Citing officials and analysts, the Journal said  Gen. Sharif "has eclipsed the authority of the country’s elected leaders on critical security-policy matters, including the fight against Islamic extremists, the Afghan peace process and the country’s nuclear-weapons programme".

"Gen. Sharif, who isn’t related to the Prime Minister, has turned himself into a cult hero by battling terrorism and restoring a measure of order in Pakistan’s biggest and most violent City, Karachi," the dispatch said. "That has bolstered the Army’s standing and political power in a country where democracy has struggled to take firm root."

The improvement in Pakistan’s security situation is stark, it said, noting that the number of civilians and soldiers killed in terrorist attacks is on track to be lower this year than at any time since 2006,  helping spark an economic rebound.

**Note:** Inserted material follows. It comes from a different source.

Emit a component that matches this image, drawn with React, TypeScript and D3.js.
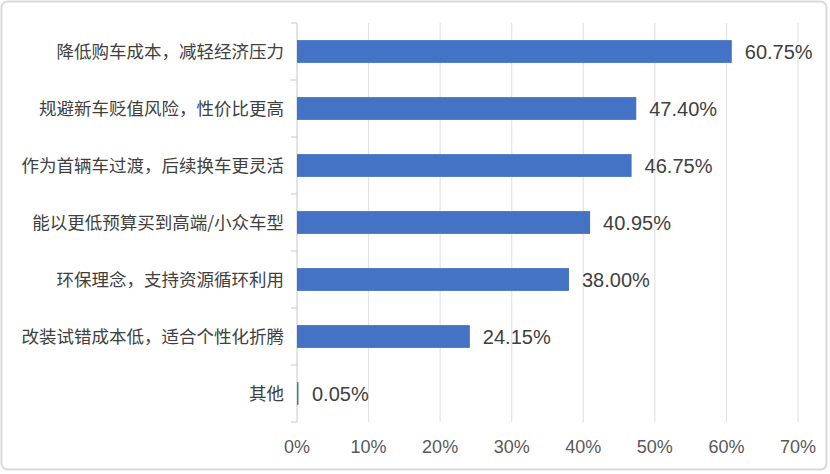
import React from "react";
import * as d3 from "d3";

const categories = [
  "降低购车成本，减轻经济压力",
  "规避新车贬值风险，性价比更高",
  "作为首辆车过渡，后续换车更灵活",
  "能以更低预算买到高端/小众车型",
  "环保理念，支持资源循环利用",
  "改装试错成本低，适合个性化折腾",
  "其他",
];
const values = [60.75, 47.4, 46.75, 40.95, 38.0, 24.15, 0.05];
const xTicks = [0, 10, 20, 30, 40, 50, 60, 70];

const W = 830;
const H = 474;
const left = 297;
const right = 798;
const top = 23;
const bottom = 422;

export default function App() {
  const x = d3.scaleLinear().domain([0, 70]).range([left, right]);
  const y = d3
    .scaleBand<string>()
    .domain(categories)
    .range([top, bottom])
    .paddingInner(0.6)
    .paddingOuter(0.3);
  const yb = d3.scaleBand<string>().domain(categories).range([top, bottom]);
  const cjk = "'Noto Sans CJK SC', 'Noto Sans', sans-serif";
  const num = "'Liberation Sans', Arial, Helvetica, sans-serif";
  return (
    <svg
      width={W}
      height={H}
      style={{ position: "absolute", left: 0, top: 0, display: "block" }}
    >
      <rect x={0} y={0} width={W} height={H} fill="#ffffff" />
      <rect
        x={1.5}
        y={1.5}
        width={825}
        height={468}
        rx={6}
        fill="#ffffff"
        stroke="#d9d9d9"
        strokeWidth={2}
      />
      {xTicks.map((t) => (
        <g key={t}>
          {t > 0 && (
            <line
              x1={x(t)}
              x2={x(t)}
              y1={top}
              y2={bottom}
              stroke="#e3e3e3"
              strokeWidth={1.2}
            />
          )}
          <text
            x={x(t)}
            y={453}
            textAnchor="middle"
            fontSize={18}
            fontFamily={num}
            fill="#595959"
          >
            {t}%
          </text>
        </g>
      ))}
      <line x1={left} x2={left} y1={top} y2={bottom} stroke="#d0d0d0" strokeWidth={1.2} />
      {categories.map((c) => (
        <line
          key={"t" + c}
          x1={left - 6}
          x2={left}
          y1={yb(c)!}
          y2={yb(c)!}
          stroke="#d0d0d0"
          strokeWidth={1.2}
        />
      ))}
      <line x1={left - 6} x2={left} y1={bottom} y2={bottom} stroke="#d0d0d0" strokeWidth={1.2} />
      {categories.map((c, i) => {
        const yc = y(c)! + y.bandwidth() / 2;
        const xe = x(values[i]);
        return (
          <g key={c}>
            <rect
              x={left}
              y={y(c)!}
              width={Math.max(xe - left, 1.5)}
              height={y.bandwidth()}
              fill="#4472c4"
            />
            <text
              x={left - 13}
              y={yc}
              dy="0.35em"
              textAnchor="end"
              fontSize={17.5}
              fontFamily={cjk}
              fill="#404040"
            >
              {c}
            </text>
            <text
              x={Math.max(xe, left + 2) + 13}
              y={yc}
              dy="0.36em"
              textAnchor="start"
              fontSize={20}
              fontFamily={num}
              fill="#404040"
            >
              {values[i].toFixed(2)}%
            </text>
          </g>
        );
      })}
    </svg>
  );
}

“There is God in the sky, and here on the ground there is Raheel Sharif ,” Muhammad Atiq Mir, chairman of All Karachi Tajir Ittehad, was quoted as saying. "Billboards in the City, paid for by local businesses, proclaim: 'Thank you for saving Karachi, Raheel Sharif '.”

The journal cited current and former US officials as saying that they believe the Prime Minister had ceded control over certain security matters to Gen. Sharif, while the Prime Minister focused on the economy and other issues.

They said the Prime Minister appeared comfortable with the division of labor and that Gen. Sharif had been “supportive” of civilian institutions.

In a recent meeting in Rawalpindi, Gen. Sharif told a visiting US delegation how important it was to him “not to be seen as the main power” in Pakistan.

The Prime Minister’s visit comes as the administration moved to finalise a long-standing plan to sell up to eight additional F-16s to Pakistan. Administration officials said the proposed sale was aimed at bolstering Pakistan’s counterterrorism campaign against militants.

Officials said Thursday’s meeting between President Obama and the Prime Minister, in the absence of Gen. Sharif, was meant to highlight the importance the White House places on empowering Pakistan’s civilian government.

But given the country’s history and the role of the Armed Forces, US officials said a transition to civilian leadership in all matters of state would take time.

In the meantime, “the US can’t want something for the civilians more than they want it for themselves,” a senior administration official said.

Gen. Sharif has won widespread approval for moving authoritatively where previous Pakistani leaders, military and civilian, have dithered, the Journal said. The extent of his popularity in Pakistan has prompted intense speculation that his term as Army chief could be extended, it said.